You can even do in a fully decentralized way with some extensions to the Bitcoin scripting language by creating a txout that can only be spent by proving you have some data fragment, where the fragment is chosen randomly based on the previous block hash.
Because the fragment is based on the previous block hash, there is a time limit to how quickly the fragment must be retrieved, thereby proving (after sufficient trials) that the data is physically located within a sphere of radius 10minutes * the speed of light - currently this would prove the data may be physically located on Earth, the Moon and Venus, but no other planet. With a second proof-of-work blockchain established on, say, Pluto, we could then easily prove a similar result for data located on or nearby Pluto. (proving the Pluto proof-of-work blockchain is in fact located on Pluto is left as an exercise for the reader)

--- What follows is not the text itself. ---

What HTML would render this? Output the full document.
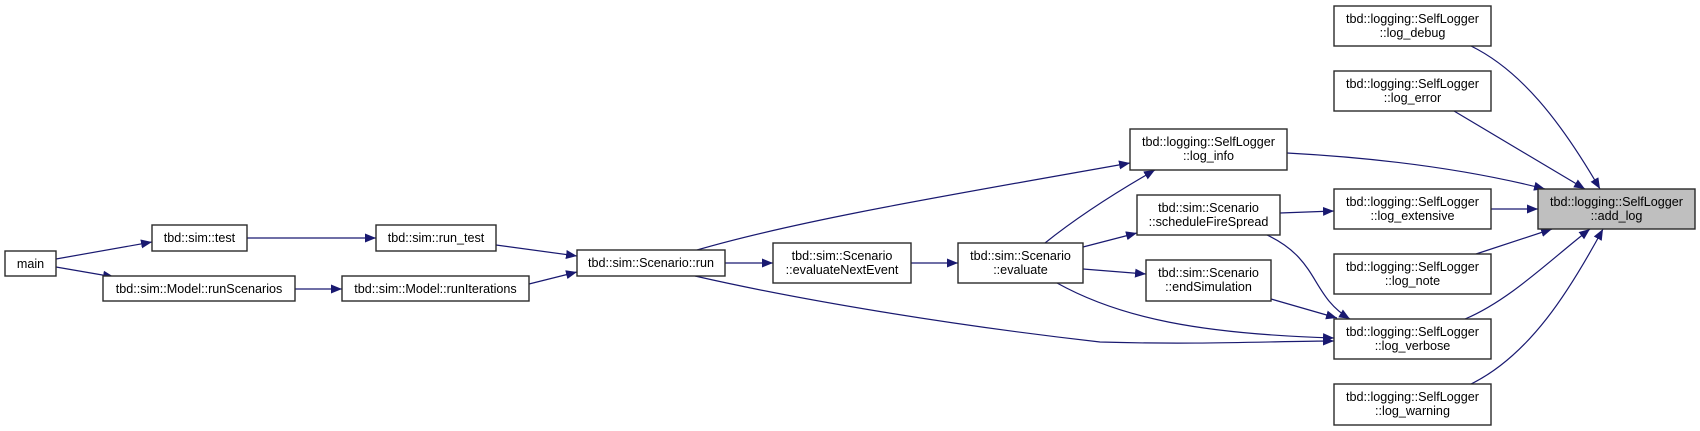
<!DOCTYPE html>
<html><head><meta charset="utf-8"><style>
html,body{margin:0;padding:0;background:#fff;}
svg{display:block;}
text{font-family:"Liberation Sans",Arial,sans-serif;font-size:12.6px;fill:#000;}
</style></head><body>
<svg width="1700" height="431" viewBox="0 0 1700 431" xmlns="http://www.w3.org/2000/svg">
<defs>
<marker id="a" markerUnits="userSpaceOnUse" markerWidth="12" markerHeight="10" refX="11" refY="5" orient="auto">
<polygon points="0,0.5 11,5 0,9.5" fill="#191970"/>
</marker>
</defs>
<g fill="none" stroke="#191970" stroke-width="1.2" marker-end="url(#a)">
<path d="M56,259 L152,242"/>
<path d="M56,267 L114,277"/>
<path d="M247,238 L376,238"/>
<path d="M295,289 L342,289"/>
<path d="M496,245 L577,256"/>
<path d="M529,284 L577,272"/>
<path d="M725,263 L773,263"/>
<path d="M911,263 L958,263"/>
<path d="M697,250 C800,220 950,195 1130,163"/>
<path d="M695,276 C800,300 950,325 1100,342 C1200,345 1280,341 1334,341"/>
<path d="M1045,243 C1080,215 1120,190 1155,170"/>
<path d="M1083,247 L1137,233"/>
<path d="M1083,269 L1146,274"/>
<path d="M1057,283 C1120,318 1200,334 1334,338"/>
<path d="M1280,213 L1334,211"/>
<path d="M1267,235 C1320,260 1310,295 1350,319"/>
<path d="M1271,299 L1337,318"/>
<path d="M1287,153 C1380,158 1470,170 1545,189"/>
<path d="M1471,46 C1520,70 1560,120 1600,189"/>
<path d="M1454,111 L1585,189"/>
<path d="M1491,209 L1538,209"/>
<path d="M1476,254 L1552,229"/>
<path d="M1465,319 C1510,300 1550,260 1590,229"/>
<path d="M1471,384 C1530,355 1570,290 1603,229"/>
</g>
<g stroke="#2a2a2a" stroke-width="1.4" fill="#fff">
<rect x="5" y="251" width="51" height="25"/>
<rect x="152" y="225" width="95" height="26"/>
<rect x="103" y="276" width="192" height="25"/>
<rect x="376" y="225" width="120" height="26"/>
<rect x="342" y="276" width="187" height="25"/>
<rect x="577" y="250" width="148" height="26"/>
<rect x="773" y="243" width="138" height="40"/>
<rect x="958" y="243" width="125" height="40"/>
<rect x="1130" y="129" width="157" height="41"/>
<rect x="1137" y="195" width="143" height="40"/>
<rect x="1146" y="260" width="125" height="41"/>
<rect x="1334" y="6" width="157" height="40"/>
<rect x="1334" y="71" width="157" height="40"/>
<rect x="1334" y="189" width="157" height="40"/>
<rect x="1334" y="254" width="157" height="40"/>
<rect x="1334" y="319" width="157" height="40"/>
<rect x="1334" y="384" width="157" height="41"/>
<rect x="1538" y="189" width="157" height="40" fill="#bfbfbf"/>
</g>
<g text-anchor="middle">
<text x="30.5" y="268">main</text>
<text x="199.5" y="242">tbd::sim::test</text>
<text x="199" y="293">tbd::sim::Model::runScenarios</text>
<text x="436" y="242">tbd::sim::run_test</text>
<text x="435.5" y="293">tbd::sim::Model::runIterations</text>
<text x="651" y="267">tbd::sim::Scenario::run</text>
<text x="842" y="260">tbd::sim::Scenario</text>
<text x="842" y="274">::evaluateNextEvent</text>
<text x="1020.5" y="260">tbd::sim::Scenario</text>
<text x="1020.5" y="274">::evaluate</text>
<text x="1208.5" y="146">tbd::logging::SelfLogger</text>
<text x="1208.5" y="160">::log_info</text>
<text x="1208.5" y="212">tbd::sim::Scenario</text>
<text x="1208.5" y="226">::scheduleFireSpread</text>
<text x="1208.5" y="277">tbd::sim::Scenario</text>
<text x="1208.5" y="291">::endSimulation</text>
<text x="1412.5" y="23">tbd::logging::SelfLogger</text>
<text x="1412.5" y="37">::log_debug</text>
<text x="1412.5" y="88">tbd::logging::SelfLogger</text>
<text x="1412.5" y="102">::log_error</text>
<text x="1412.5" y="206">tbd::logging::SelfLogger</text>
<text x="1412.5" y="220">::log_extensive</text>
<text x="1412.5" y="271">tbd::logging::SelfLogger</text>
<text x="1412.5" y="285">::log_note</text>
<text x="1412.5" y="336">tbd::logging::SelfLogger</text>
<text x="1412.5" y="350">::log_verbose</text>
<text x="1412.5" y="401">tbd::logging::SelfLogger</text>
<text x="1412.5" y="415">::log_warning</text>
<text x="1616.5" y="206">tbd::logging::SelfLogger</text>
<text x="1616.5" y="220">::add_log</text>
</g>
</svg>
</body></html>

I think it's much slower than the speed of light unless you are sending only 1 or a few bits. The higher bandwidth desired, the shorter distance is possible. And the costs increase exponentially with distance, surpassing the mining reward. So your method may be good enough, with random fragments calculated based on a previous hash. The miners may have to store all the data in a nearby storage in order to compete with other miners.
I've been looking for something like this. What I recently read was PAST p2p storage developed in Microsoft Research a long time ago:
http://research.microsoft.com/en-us/um/people/antr/past/ It doesn't have currency implemented as incentives. Each file has K copies stored on the p2p network. The problem with this approach is that POW can only be done on the K nodes which contains a fragment. We seem to need every miner to have full access to all the data in order to calculate the hash of a random fragment. But that will bloat the block chain. How do we solve this problem?